Mum battles flooding and insurance giant
VIRGINIA Morgan is furious.
Her Aid Street home of 15 years is sinking and its contents stacked floor-to-ceiling in one room while the cleanup gets underway.
And her insurance company, Allianz, has said it won’t give her a payout because it doesn’t cover flood damage.
“I rang my insurer on the Wednesday before the peak, and was told they couldn’t find my policy,” the widowed mother of two told Central Queensland News.
“Then, when they did find it, they said it was cancelled.
“Then, they said that flood damage wasn’t covered by the policy, despite me paying premiums every month for their ‘Top Cover’ insurance.”

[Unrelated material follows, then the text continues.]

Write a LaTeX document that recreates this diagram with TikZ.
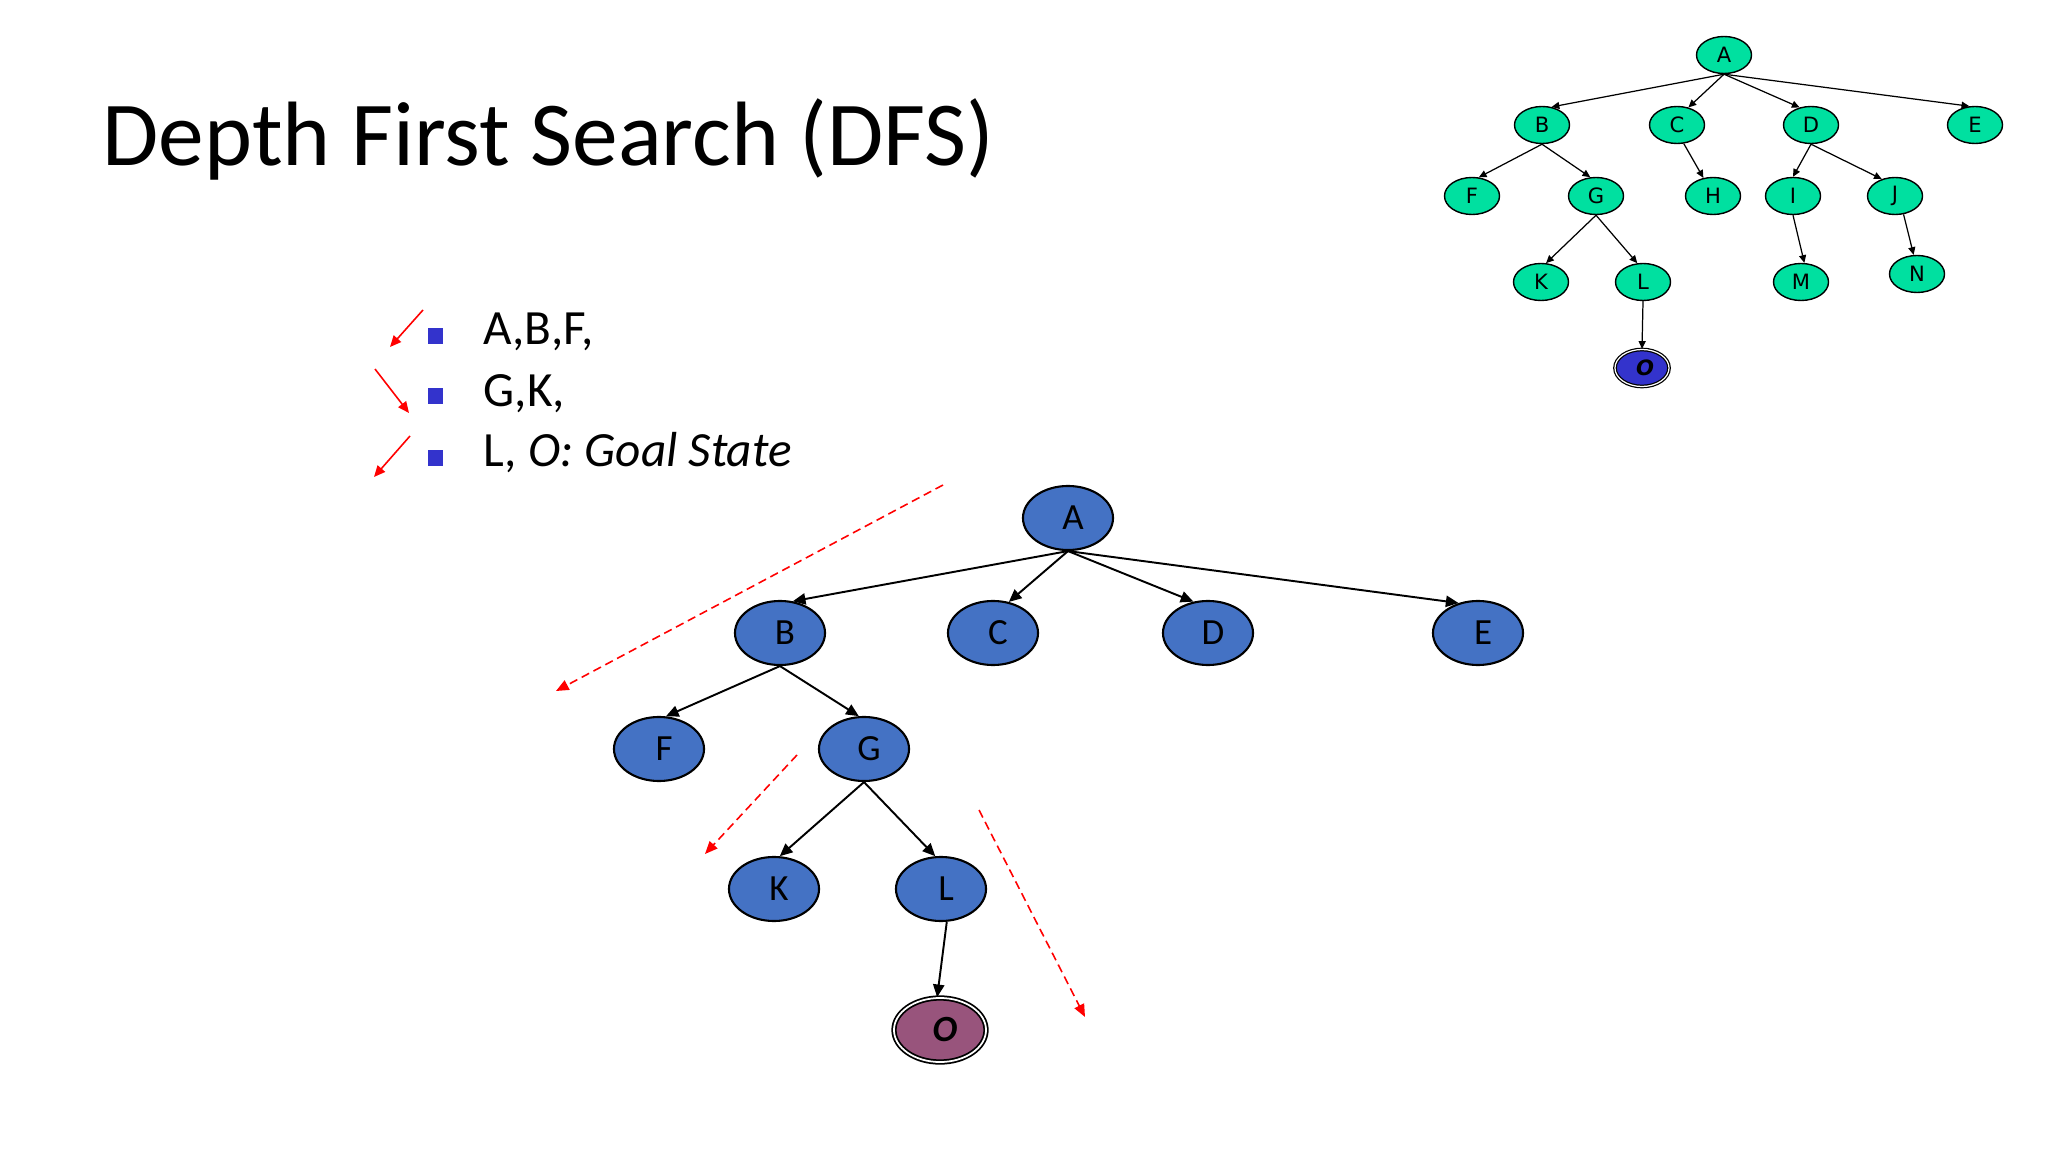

Every month for 15 years, Virginia has paid $350 premiums to Allianz for what she was told was their all-encompassing insurance coverage.
Under the policy, she is covered for liability, structural damage, mortgage payments, and house and contents.

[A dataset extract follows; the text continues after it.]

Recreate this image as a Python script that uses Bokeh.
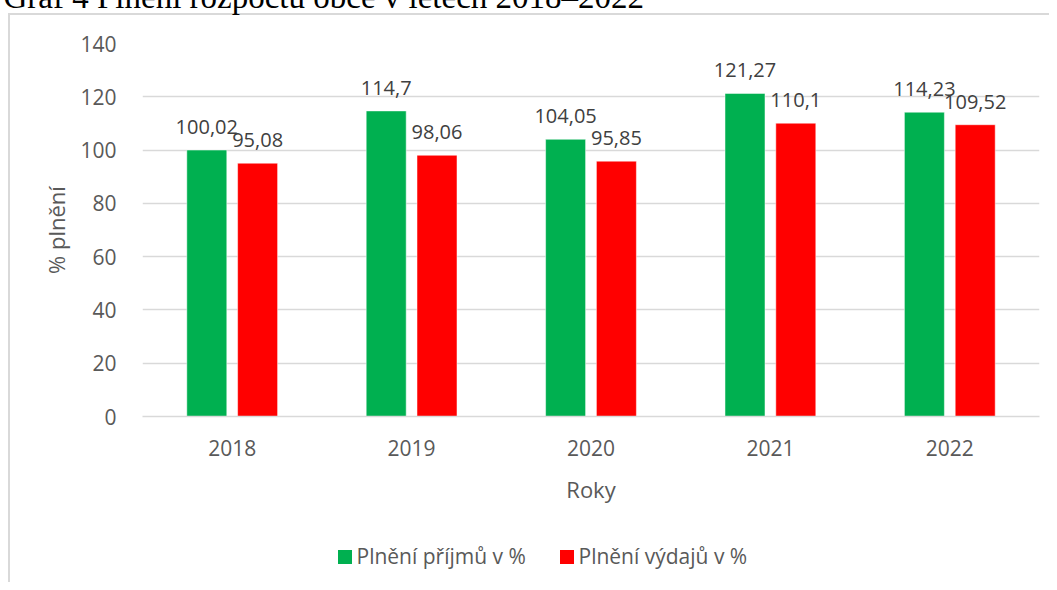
from bokeh.plotting import figure
from bokeh.models import (FactorRange, ColumnDataSource, FixedTicker, Label)
from bokeh.transform import dodge
from bokeh.core.properties import value
from bokeh.embed import file_html
from bokeh.resources import INLINE

# ---- data ----
years = ["2018", "2019", "2020", "2021", "2022"]
prijmy = [100.02, 114.7, 104.05, 121.27, 114.23]
vydaje = [95.08, 98.06, 95.85, 110.1, 109.52]
series_names = ["Plnění příjmů v %", "Plnění výdajů v %"]
y_ticks = [0, 20, 40, 60, 80, 100, 120, 140]
title_text = "Graf 4 Plnění rozpočtu obce v letech 2018–2022"
x_title = "Roky"
y_title = "% plnění"

GREEN = "#00B050"
RED = "#FF0000"
TXT = "#595959"
LBL = "#404040"
GRID = "#d9d9d9"
FONT = "Open Sans"
colors = [GREEN, RED]

def fmt(v):
    return str(v).replace(".", ",")

src = ColumnDataSource(dict(
    year=years, prijmy=prijmy, vydaje=vydaje,
    lp=[fmt(v) for v in prijmy], lv=[fmt(v) for v in vydaje],
))

W, H = 1049, 582
p = figure(width=W, height=H, x_range=FactorRange(*years, range_padding=0),
           y_range=(0, 140), output_backend="svg", toolbar_location=None,
           min_border_left=142, min_border_right=10, min_border_top=43,
           min_border_bottom=166)
p.outline_line_color = None
p.background_fill_alpha = 0
p.border_fill_alpha = 0

# legend keys + chart-area border (left/top edge), drawn as the element background
leg_x = [338, 560]          # legend key positions (px)
leg_y = 550
key = 14
bg = []
for lx, col in zip(leg_x, colors):
    bg.append(f"linear-gradient({col},{col}) {lx}px {leg_y}px / {key}px {key}px no-repeat")
bg.append(f"linear-gradient({GRID},{GRID}) 8px 13px / 2px 100% no-repeat")
bg.append(f"linear-gradient({GRID},{GRID}) 8px 13px / 100% 2px no-repeat")
bg.append("white")
p.styles = {"background": ", ".join(bg)}

off = 0.1416
bw = 0.223
p.vbar(x=dodge("year", -off, range=p.x_range), top="prijmy", width=bw, source=src,
       fill_color=colors[0], line_color="white", line_alpha=0.5, line_width=1)
p.vbar(x=dodge("year", off, range=p.x_range), top="vydaje", width=bw, source=src,
       fill_color=colors[1], line_color="white", line_alpha=0.5, line_width=1)

p.text(x=dodge("year", -off, range=p.x_range), y="prijmy", text="lp", source=src,
       text_align="center", text_baseline="alphabetic", y_offset=-23,
       text_font=value(FONT), text_font_size="20px", text_color=LBL)
p.text(x=dodge("year", off, range=p.x_range), y="vydaje", text="lv", source=src,
       text_align="center", text_baseline="alphabetic", y_offset=-23,
       text_font=value(FONT), text_font_size="20px", text_color=LBL)

# axes
p.yaxis.ticker = FixedTicker(ticks=y_ticks)
p.yaxis.axis_line_color = None
p.yaxis.major_tick_line_color = None
p.yaxis.minor_tick_line_color = None
p.yaxis.major_label_standoff = 20
p.yaxis.major_label_text_font = FONT
p.yaxis.major_label_text_font_size = "21px"
p.yaxis.major_label_text_color = TXT
p.yaxis.axis_label = y_title
p.yaxis.axis_label_text_font = FONT
p.yaxis.axis_label_text_font_size = "22px"
p.yaxis.axis_label_text_font_style = "normal"
p.yaxis.axis_label_text_color = TXT
p.yaxis.axis_label_standoff = 6

p.xaxis.axis_line_color = GRID
p.xaxis.axis_line_width = 1.5
p.xaxis.major_tick_line_color = None
p.xaxis.minor_tick_line_color = None
p.xaxis.major_label_standoff = 17
p.xaxis.major_label_text_font = FONT
p.xaxis.major_label_text_font_size = "21px"
p.xaxis.major_label_text_color = TXT
p.xaxis.axis_label = x_title
p.xaxis.axis_label_text_font = FONT
p.xaxis.axis_label_text_font_size = "22px"
p.xaxis.axis_label_text_font_style = "normal"
p.xaxis.axis_label_text_color = TXT
p.xaxis.axis_label_standoff = 15

p.xgrid.grid_line_color = None
p.ygrid.grid_line_color = GRID
p.ygrid.grid_line_width = 1.5

# legend texts (in the panel below the plot, so they are not clipped to the frame)
for lx, name in zip(leg_x, series_names):
    p.add_layout(Label(x=lx + 18, y=555, x_units="canvas", y_units="canvas", text=name,
                       text_font=FONT, text_font_size="21px", text_color=TXT,
                       text_baseline="middle"), "below")

# title (clipped at top, as in the source picture)
p.add_layout(Label(x=3, y=-4, x_units="canvas", y_units="canvas", text=title_text,
                   text_font="Liberation Serif", text_font_size="33px", text_color="black",
                   text_baseline="alphabetic"), "above")

open("out.html", "w").write(file_html(p, INLINE))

An insurance assessor has inspected her home but that has not expedited the claims process, but rather impeded it.
“The inspection has been done and he said I would get a letter in the mail with the outcome,” Virginia said.
“But I rang Allianz again and they said they hadn’t seen anything about my house.”

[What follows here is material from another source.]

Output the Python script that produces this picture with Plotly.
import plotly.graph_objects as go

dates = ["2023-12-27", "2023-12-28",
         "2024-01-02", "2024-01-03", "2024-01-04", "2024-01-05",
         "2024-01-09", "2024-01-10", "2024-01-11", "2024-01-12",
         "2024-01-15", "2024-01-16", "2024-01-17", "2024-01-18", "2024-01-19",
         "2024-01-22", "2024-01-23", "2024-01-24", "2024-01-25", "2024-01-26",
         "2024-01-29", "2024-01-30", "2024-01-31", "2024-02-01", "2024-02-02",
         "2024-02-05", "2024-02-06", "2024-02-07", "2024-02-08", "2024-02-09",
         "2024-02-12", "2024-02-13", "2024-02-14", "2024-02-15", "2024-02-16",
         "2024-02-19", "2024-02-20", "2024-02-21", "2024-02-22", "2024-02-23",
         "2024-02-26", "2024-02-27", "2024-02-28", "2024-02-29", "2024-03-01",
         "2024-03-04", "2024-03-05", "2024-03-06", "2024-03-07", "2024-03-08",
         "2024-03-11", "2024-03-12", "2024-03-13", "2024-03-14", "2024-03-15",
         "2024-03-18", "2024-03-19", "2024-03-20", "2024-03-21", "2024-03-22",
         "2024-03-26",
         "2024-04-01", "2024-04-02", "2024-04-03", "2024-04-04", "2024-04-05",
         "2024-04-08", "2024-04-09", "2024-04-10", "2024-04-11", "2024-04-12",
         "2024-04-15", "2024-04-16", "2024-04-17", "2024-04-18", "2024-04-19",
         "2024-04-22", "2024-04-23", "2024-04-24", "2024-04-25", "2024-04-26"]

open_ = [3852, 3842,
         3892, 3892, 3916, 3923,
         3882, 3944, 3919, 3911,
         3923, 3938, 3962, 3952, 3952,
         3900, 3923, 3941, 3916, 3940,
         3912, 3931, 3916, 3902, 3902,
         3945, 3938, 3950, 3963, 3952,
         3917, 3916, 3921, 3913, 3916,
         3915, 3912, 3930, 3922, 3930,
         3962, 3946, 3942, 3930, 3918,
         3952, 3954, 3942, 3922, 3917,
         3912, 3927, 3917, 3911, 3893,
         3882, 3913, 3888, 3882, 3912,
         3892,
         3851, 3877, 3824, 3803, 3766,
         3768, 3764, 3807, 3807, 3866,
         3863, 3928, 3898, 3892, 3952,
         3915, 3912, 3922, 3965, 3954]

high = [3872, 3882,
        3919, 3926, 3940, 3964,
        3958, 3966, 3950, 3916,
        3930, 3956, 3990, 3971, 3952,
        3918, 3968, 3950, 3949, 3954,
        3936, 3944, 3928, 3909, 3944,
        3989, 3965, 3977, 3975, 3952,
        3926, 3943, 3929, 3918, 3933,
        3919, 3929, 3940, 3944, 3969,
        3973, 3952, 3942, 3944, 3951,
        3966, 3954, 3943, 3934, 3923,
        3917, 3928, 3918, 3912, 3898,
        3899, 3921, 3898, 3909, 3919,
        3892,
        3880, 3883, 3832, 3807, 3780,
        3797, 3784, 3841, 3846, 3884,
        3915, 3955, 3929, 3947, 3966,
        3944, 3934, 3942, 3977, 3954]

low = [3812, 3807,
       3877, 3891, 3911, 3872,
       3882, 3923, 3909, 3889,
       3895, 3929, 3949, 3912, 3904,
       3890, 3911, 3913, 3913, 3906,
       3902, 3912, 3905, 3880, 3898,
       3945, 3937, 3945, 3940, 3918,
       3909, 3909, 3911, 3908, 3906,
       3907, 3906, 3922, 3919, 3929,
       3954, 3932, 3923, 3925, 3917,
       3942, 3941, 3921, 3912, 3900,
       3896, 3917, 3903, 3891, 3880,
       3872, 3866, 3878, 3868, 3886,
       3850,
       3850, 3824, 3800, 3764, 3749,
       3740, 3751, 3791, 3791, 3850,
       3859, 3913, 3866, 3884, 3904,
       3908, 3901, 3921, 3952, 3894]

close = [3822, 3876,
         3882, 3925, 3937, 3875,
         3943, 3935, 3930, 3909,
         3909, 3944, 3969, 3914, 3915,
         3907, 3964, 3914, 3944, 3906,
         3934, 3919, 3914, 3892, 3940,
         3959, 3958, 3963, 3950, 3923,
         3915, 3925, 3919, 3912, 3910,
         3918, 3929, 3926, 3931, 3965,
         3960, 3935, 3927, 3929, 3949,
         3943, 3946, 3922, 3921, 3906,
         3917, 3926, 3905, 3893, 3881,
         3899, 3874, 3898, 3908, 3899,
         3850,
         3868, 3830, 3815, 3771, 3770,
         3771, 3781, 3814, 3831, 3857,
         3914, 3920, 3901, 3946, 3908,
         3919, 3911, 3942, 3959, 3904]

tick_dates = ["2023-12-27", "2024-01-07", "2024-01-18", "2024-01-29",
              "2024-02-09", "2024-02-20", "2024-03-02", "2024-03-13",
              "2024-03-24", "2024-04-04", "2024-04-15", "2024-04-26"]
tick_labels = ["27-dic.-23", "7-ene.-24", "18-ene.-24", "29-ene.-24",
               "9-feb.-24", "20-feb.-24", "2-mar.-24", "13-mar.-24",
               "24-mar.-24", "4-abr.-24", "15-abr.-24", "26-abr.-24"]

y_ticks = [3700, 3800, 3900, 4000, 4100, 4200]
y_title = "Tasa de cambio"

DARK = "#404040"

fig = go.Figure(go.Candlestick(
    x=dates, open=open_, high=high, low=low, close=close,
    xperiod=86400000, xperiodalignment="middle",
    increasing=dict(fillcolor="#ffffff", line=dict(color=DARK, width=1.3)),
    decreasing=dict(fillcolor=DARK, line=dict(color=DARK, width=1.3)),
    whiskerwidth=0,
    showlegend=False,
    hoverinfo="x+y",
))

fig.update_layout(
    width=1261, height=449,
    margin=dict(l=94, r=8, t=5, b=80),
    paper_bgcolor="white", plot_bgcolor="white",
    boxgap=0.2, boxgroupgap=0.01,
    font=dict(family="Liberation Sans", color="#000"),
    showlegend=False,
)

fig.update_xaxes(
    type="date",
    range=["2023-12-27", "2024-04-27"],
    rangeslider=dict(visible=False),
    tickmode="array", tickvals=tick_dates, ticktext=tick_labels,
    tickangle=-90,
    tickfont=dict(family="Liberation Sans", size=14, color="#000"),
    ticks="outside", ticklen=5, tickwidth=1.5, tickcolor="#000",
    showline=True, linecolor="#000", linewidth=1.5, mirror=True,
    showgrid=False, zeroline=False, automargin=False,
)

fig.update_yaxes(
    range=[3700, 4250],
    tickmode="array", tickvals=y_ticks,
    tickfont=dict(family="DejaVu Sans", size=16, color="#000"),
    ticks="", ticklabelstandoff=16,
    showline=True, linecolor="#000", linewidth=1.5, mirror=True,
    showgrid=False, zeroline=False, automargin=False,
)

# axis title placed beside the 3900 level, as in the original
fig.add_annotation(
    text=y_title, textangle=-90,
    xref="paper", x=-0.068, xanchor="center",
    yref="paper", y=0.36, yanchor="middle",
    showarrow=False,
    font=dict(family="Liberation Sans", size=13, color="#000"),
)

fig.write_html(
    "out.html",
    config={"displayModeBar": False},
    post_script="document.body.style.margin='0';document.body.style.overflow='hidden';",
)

Disgusted with the customer service from Allianz’s claims centre, Virginia is now fighting for the insurance giant to send an independent hydrologist to determine what type of water destroyed her home.
Allianz General Manager Corporate Affairs Nicholas Scofield said a hydrologist would be sent to her home in the coming weeks to determine the cause of the damage, after which time, Virginia’s claim would be reviewed.
Mr Scofield said no Allianz policy offered flood coverage, but did cover all accidental damage.
“There are three levels of coverage from the basic level, to a mid-range to a top range,” he said. “Those policies offer different coverage, obviously, but all would have a flood exclusion clause in the contract.
“Rainwater runoff is covered.”
Rainwater runoff, Mr Scofield said, is water which runs across usually dry land due to excessive downpours.
“For example, if on a slope and water was rushing down the slope, that would be rainwater runoff,” he said.
Mr Scofield said the best advice for Allianz customers whose properties have been assessed and claims lodged would be to wait for a hydrologist to inspect their homes.
“There’ll be hydrologists commissioned for every floodplain,” he said.